How much ADU rent can buyers expect in West Los Angeles?
- Current West Los Angeles apartment rent benchmarks are around $2,499 to $2,612 per month, but buyers should underwrite conservatively because lenders often count about 75% of rent for qualifying purposes and ownership costs still apply.
Can a garage conversion work as an ADU in Los Angeles?
- Yes, Los Angeles allows ADUs and JADUs in residential-use areas, and state rules say replacement parking is not required when an ADU replaces a garage, carport, or other off-street parking.
Are ADUs near transit easier to build in West Los Angeles?
- They can be, because Los Angeles says parking is not required for new ADUs within a half-mile walk of public transit, which may simplify design and reduce project constraints.

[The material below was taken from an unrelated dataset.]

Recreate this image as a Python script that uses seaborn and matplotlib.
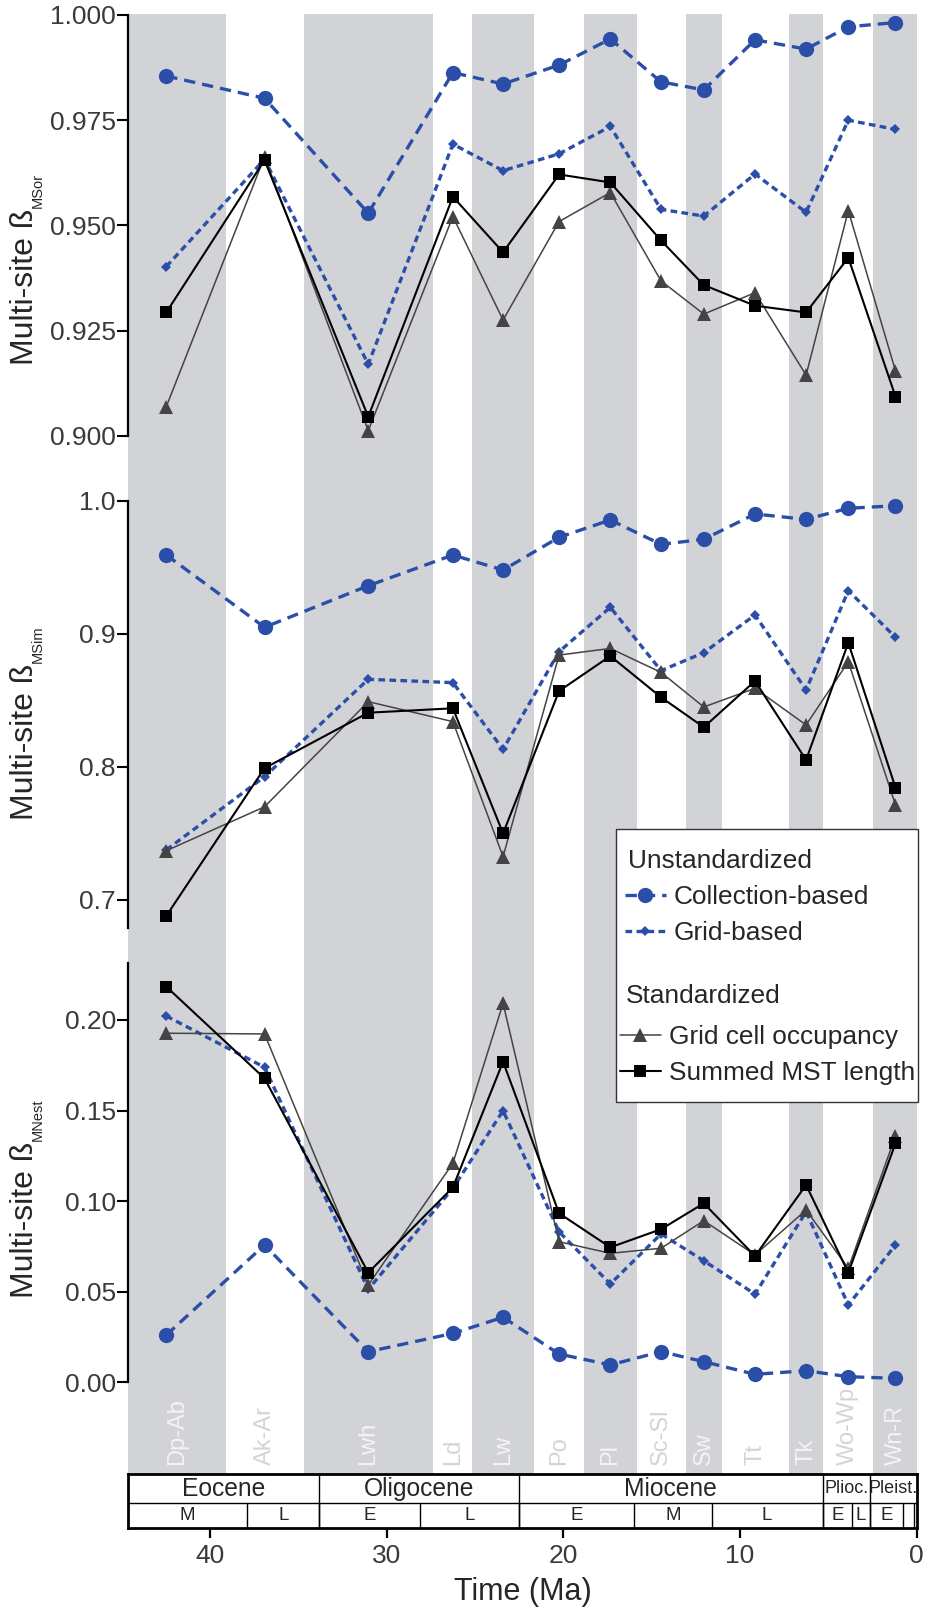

What is the difference between a JADU and an ADU in Los Angeles?
- A JADU is smaller, capped at 500 square feet, and must be created within the walls of an existing or proposed single-family residence, while a full ADU offers more flexibility in size and layout.
Do rent control rules affect ADU strategy in West Los Angeles?
- Yes, especially on older properties, because the Los Angeles Rent Stabilization Ordinance generally applies to units built on or before October 1, 1978, with some property-specific exceptions and important rules tied to the parcel configuration.
Should buyers use short-term rental income when analyzing an ADU in Los Angeles?
- The safer approach is no, because state and local rules restrict short-term use in important ADU scenarios, so long-term rental assumptions are usually the more reliable way to evaluate a purchase.